Limited Infusion Therapy for Omicron
Pardee UNC Health Care has received a limited supply of therapeutic antibodies known as Sotrovimab, the only monoclonal antibody mAb therapy which has significant activity against the Omicron variant. Even though there is no way of verifying variant status at a local level, it is now believed that the majority of current COVID cases are the result of the highly contagious Omicron variant.
The entire western North Carolina region received very limited supply, with no guarantee of future availability. In an effort to manage this very limited supply, criteria for eligibility has been dramatically curtailed.

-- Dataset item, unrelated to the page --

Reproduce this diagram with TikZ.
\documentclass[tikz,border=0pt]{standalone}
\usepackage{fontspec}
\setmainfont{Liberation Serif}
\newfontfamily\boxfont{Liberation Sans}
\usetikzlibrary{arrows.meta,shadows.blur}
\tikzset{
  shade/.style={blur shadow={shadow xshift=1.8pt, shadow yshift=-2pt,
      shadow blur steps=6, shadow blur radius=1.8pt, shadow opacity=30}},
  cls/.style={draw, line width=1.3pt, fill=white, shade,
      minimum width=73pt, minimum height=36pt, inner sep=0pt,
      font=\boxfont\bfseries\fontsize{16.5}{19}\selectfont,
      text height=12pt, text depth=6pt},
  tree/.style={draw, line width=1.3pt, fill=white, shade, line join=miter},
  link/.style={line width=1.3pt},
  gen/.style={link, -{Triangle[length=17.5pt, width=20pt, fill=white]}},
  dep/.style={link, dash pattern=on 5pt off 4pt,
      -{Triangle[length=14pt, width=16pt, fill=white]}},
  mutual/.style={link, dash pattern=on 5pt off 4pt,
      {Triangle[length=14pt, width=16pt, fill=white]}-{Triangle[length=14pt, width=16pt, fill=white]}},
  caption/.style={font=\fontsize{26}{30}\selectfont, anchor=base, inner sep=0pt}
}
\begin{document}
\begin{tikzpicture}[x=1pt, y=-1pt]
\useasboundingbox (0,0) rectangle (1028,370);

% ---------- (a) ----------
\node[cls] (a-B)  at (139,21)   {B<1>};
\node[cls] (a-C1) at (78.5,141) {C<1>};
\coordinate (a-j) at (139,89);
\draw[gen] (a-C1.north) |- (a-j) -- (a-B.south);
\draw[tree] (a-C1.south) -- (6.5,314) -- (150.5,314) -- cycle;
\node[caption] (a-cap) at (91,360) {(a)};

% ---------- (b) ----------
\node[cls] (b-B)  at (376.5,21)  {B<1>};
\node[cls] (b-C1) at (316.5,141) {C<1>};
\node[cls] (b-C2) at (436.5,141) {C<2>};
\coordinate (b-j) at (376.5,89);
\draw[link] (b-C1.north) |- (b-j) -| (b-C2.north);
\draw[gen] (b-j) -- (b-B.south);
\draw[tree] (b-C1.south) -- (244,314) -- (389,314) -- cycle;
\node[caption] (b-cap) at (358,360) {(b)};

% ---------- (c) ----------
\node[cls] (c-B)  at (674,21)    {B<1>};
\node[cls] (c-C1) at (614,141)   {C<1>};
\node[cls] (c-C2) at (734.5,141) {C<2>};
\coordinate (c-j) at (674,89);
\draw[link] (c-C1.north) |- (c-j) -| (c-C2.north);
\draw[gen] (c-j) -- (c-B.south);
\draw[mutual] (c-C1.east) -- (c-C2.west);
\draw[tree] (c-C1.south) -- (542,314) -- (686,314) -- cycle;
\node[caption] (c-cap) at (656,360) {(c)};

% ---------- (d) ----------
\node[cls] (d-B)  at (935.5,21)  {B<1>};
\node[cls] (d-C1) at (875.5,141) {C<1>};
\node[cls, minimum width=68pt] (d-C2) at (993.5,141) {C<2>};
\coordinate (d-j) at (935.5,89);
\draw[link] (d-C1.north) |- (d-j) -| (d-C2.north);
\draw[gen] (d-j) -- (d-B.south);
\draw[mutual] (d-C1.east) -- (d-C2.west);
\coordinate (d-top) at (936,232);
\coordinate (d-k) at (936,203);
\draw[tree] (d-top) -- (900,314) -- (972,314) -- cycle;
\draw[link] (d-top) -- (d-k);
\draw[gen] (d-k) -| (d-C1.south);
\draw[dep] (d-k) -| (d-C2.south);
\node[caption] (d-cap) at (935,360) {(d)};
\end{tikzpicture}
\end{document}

The other two mAb which were in use (BAM/Ete and REGEN-CoV) are no longer allocated by the federal government due to their inactivity against Omicron. Therefore, Sotrovimab will only be offered initially to a small number of very high-risk patients, and BAM/Ete and REGEN-CoV will not be offered. Sotrovimab allocation moving forward is unknown at this time, and will depend on drug availability to the state as allocated by the federal government. It is possible that on any given day, Sotrovimab will not be available. Learn more.
Patient eligibility for Sotrovimab
Inclusion criteria have been defined by the state. All criteria must be met, no exceptions. Treatments will be provided only by provider referral and dependent upon availability.
- Confirmed COVID-19 infection
- 1 or more mild-to-moderate COVID-19 symptoms
- Infused within 10 days of symptom onset
- Not hospitalized
- Not receiving supplemental O2
- ≥12 years of age and ≥40 kg
- Meets at least one of the following high-risk criteria:
- Age ≥ 80 years, regardless of vaccine status
- Age ≥ 70 years and unvaccinated
- BMI ≥ 40 kg/m2 and unvaccinated
- Severe chronic lung disease, regardless of vaccine status.
- Severe immune compromise, regardless of vaccine status.
Monoclonal Antibody Infusion Clinic Closed Dec. 24
Pardee UNC Health Care is no longer offering Monoclonal Antibody infusion therapy (also known as REGEN-COV or Regeneron) for COVID-19. In response to an increase in cases as a result of the Omicron variant, a lack of effective monoclonal antibody treatments for this new variant, and supply issues nationally, Pardee UNC Health Care has ceased operating its infusion clinic, effective Friday, Dec. 24. While the monoclonal antibody treatments previously available for infusions have been highly effective at treating COVID and the most recent variants, they are not as effective at treating the new Omicron-driven COVID cases. Learn more.
What Are Monoclonal Antibodies?
Antibodies are part of our natural defense against viruses such as SARS-CoV-2, the virus that causes COVID-19. But they take time for the body to make. Antibodies designed to attack COVID-19 have been developed, and in several studies have been shown to reduce the risk of progressing to severe COVID-19 and hospitalization when given early to people who test positive for COVID-19. This therapy is given as an infusion through an IV at a dedicated location at the hospital.